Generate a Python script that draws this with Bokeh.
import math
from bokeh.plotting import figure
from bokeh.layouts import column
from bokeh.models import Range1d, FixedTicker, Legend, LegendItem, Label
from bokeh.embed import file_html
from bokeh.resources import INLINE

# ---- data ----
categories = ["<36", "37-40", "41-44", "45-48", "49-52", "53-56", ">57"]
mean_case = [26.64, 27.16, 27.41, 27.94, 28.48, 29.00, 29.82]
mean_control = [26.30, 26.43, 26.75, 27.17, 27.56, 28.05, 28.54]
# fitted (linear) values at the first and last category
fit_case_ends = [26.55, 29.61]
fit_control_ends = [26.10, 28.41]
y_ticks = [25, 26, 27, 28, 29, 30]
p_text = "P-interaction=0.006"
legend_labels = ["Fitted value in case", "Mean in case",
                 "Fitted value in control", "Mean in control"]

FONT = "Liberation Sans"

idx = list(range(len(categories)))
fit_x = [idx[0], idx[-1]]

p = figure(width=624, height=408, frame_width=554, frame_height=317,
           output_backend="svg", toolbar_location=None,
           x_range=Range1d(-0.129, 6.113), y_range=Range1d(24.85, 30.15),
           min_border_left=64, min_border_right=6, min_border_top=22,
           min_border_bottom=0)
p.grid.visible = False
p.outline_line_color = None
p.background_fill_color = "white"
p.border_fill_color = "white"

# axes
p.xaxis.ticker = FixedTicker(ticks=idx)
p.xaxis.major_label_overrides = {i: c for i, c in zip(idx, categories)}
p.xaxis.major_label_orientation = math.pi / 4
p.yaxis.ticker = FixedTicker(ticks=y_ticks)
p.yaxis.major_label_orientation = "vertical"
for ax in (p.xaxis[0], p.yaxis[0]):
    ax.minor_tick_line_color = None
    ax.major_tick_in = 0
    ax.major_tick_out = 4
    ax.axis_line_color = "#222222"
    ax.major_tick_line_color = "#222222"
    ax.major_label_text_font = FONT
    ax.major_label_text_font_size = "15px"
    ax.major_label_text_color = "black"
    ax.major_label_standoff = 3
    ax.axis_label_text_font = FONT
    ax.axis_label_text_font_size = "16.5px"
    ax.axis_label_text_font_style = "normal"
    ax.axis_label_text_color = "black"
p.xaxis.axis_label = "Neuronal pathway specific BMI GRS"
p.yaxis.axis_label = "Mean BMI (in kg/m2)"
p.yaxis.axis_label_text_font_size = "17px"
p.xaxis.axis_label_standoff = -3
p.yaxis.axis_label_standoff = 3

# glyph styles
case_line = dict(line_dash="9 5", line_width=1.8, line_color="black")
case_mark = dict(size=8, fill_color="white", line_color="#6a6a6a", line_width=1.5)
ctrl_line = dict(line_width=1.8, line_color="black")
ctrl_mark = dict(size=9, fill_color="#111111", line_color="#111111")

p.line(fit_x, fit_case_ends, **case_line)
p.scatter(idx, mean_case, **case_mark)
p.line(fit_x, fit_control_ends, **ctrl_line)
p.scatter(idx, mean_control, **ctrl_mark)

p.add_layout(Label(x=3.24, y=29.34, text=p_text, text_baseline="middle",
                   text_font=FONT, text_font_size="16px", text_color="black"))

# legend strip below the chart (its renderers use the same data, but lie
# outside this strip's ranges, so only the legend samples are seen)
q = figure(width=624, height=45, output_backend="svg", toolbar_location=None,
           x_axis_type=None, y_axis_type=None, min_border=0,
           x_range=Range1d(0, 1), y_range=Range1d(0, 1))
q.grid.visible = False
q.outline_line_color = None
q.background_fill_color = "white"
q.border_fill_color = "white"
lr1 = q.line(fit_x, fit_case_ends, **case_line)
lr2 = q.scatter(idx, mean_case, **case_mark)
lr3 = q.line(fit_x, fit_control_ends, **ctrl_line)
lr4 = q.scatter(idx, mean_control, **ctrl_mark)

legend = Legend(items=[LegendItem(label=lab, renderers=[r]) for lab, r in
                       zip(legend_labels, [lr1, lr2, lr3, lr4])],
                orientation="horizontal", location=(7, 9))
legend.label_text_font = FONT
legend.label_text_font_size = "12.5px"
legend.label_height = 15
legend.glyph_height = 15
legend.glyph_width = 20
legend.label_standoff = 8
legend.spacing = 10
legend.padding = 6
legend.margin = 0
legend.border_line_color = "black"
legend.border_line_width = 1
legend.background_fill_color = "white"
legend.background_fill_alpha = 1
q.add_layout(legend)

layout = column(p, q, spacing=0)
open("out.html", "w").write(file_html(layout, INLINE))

* * * * *

> _TASK TO CARRY OUT_
Make an exact copy of all the data.

> _EXERCISE RESULT_
Generate a Python script that draws this with Bokeh.
import math
from bokeh.plotting import figure
from bokeh.layouts import column
from bokeh.models import Range1d, FixedTicker, Legend, LegendItem, Label
from bokeh.embed import file_html
from bokeh.resources import INLINE

# ---- data ----
categories = ["<36", "37-40", "41-44", "45-48", "49-52", "53-56", ">57"]
mean_case = [26.64, 27.16, 27.41, 27.94, 28.48, 29.00, 29.82]
mean_control = [26.30, 26.43, 26.75, 27.17, 27.56, 28.05, 28.54]
# fitted (linear) values at the first and last category
fit_case_ends = [26.55, 29.61]
fit_control_ends = [26.10, 28.41]
y_ticks = [25, 26, 27, 28, 29, 30]
p_text = "P-interaction=0.006"
legend_labels = ["Fitted value in case", "Mean in case",
                 "Fitted value in control", "Mean in control"]

FONT = "Liberation Sans"

idx = list(range(len(categories)))
fit_x = [idx[0], idx[-1]]

p = figure(width=624, height=408, frame_width=554, frame_height=317,
           output_backend="svg", toolbar_location=None,
           x_range=Range1d(-0.129, 6.113), y_range=Range1d(24.85, 30.15),
           min_border_left=64, min_border_right=6, min_border_top=22,
           min_border_bottom=0)
p.grid.visible = False
p.outline_line_color = None
p.background_fill_color = "white"
p.border_fill_color = "white"

# axes
p.xaxis.ticker = FixedTicker(ticks=idx)
p.xaxis.major_label_overrides = {i: c for i, c in zip(idx, categories)}
p.xaxis.major_label_orientation = math.pi / 4
p.yaxis.ticker = FixedTicker(ticks=y_ticks)
p.yaxis.major_label_orientation = "vertical"
for ax in (p.xaxis[0], p.yaxis[0]):
    ax.minor_tick_line_color = None
    ax.major_tick_in = 0
    ax.major_tick_out = 4
    ax.axis_line_color = "#222222"
    ax.major_tick_line_color = "#222222"
    ax.major_label_text_font = FONT
    ax.major_label_text_font_size = "15px"
    ax.major_label_text_color = "black"
    ax.major_label_standoff = 3
    ax.axis_label_text_font = FONT
    ax.axis_label_text_font_size = "16.5px"
    ax.axis_label_text_font_style = "normal"
    ax.axis_label_text_color = "black"
p.xaxis.axis_label = "Neuronal pathway specific BMI GRS"
p.yaxis.axis_label = "Mean BMI (in kg/m2)"
p.yaxis.axis_label_text_font_size = "17px"
p.xaxis.axis_label_standoff = -3
p.yaxis.axis_label_standoff = 3

# glyph styles
case_line = dict(line_dash="9 5", line_width=1.8, line_color="black")
case_mark = dict(size=8, fill_color="white", line_color="#6a6a6a", line_width=1.5)
ctrl_line = dict(line_width=1.8, line_color="black")
ctrl_mark = dict(size=9, fill_color="#111111", line_color="#111111")

p.line(fit_x, fit_case_ends, **case_line)
p.scatter(idx, mean_case, **case_mark)
p.line(fit_x, fit_control_ends, **ctrl_line)
p.scatter(idx, mean_control, **ctrl_mark)

p.add_layout(Label(x=3.24, y=29.34, text=p_text, text_baseline="middle",
                   text_font=FONT, text_font_size="16px", text_color="black"))

# legend strip below the chart (its renderers use the same data, but lie
# outside this strip's ranges, so only the legend samples are seen)
q = figure(width=624, height=45, output_backend="svg", toolbar_location=None,
           x_axis_type=None, y_axis_type=None, min_border=0,
           x_range=Range1d(0, 1), y_range=Range1d(0, 1))
q.grid.visible = False
q.outline_line_color = None
q.background_fill_color = "white"
q.border_fill_color = "white"
lr1 = q.line(fit_x, fit_case_ends, **case_line)
lr2 = q.scatter(idx, mean_case, **case_mark)
lr3 = q.line(fit_x, fit_control_ends, **ctrl_line)
lr4 = q.scatter(idx, mean_control, **ctrl_mark)

legend = Legend(items=[LegendItem(label=lab, renderers=[r]) for lab, r in
                       zip(legend_labels, [lr1, lr2, lr3, lr4])],
                orientation="horizontal", location=(7, 9))
legend.label_text_font = FONT
legend.label_text_font_size = "12.5px"
legend.label_height = 15
legend.glyph_height = 15
legend.glyph_width = 20
legend.label_standoff = 8
legend.spacing = 10
legend.padding = 6
legend.margin = 0
legend.border_line_color = "black"
legend.border_line_width = 1
legend.background_fill_color = "white"
legend.background_fill_alpha = 1
q.add_layout(legend)

layout = column(p, q, spacing=0)
open("out.html", "w").write(file_html(layout, INLINE))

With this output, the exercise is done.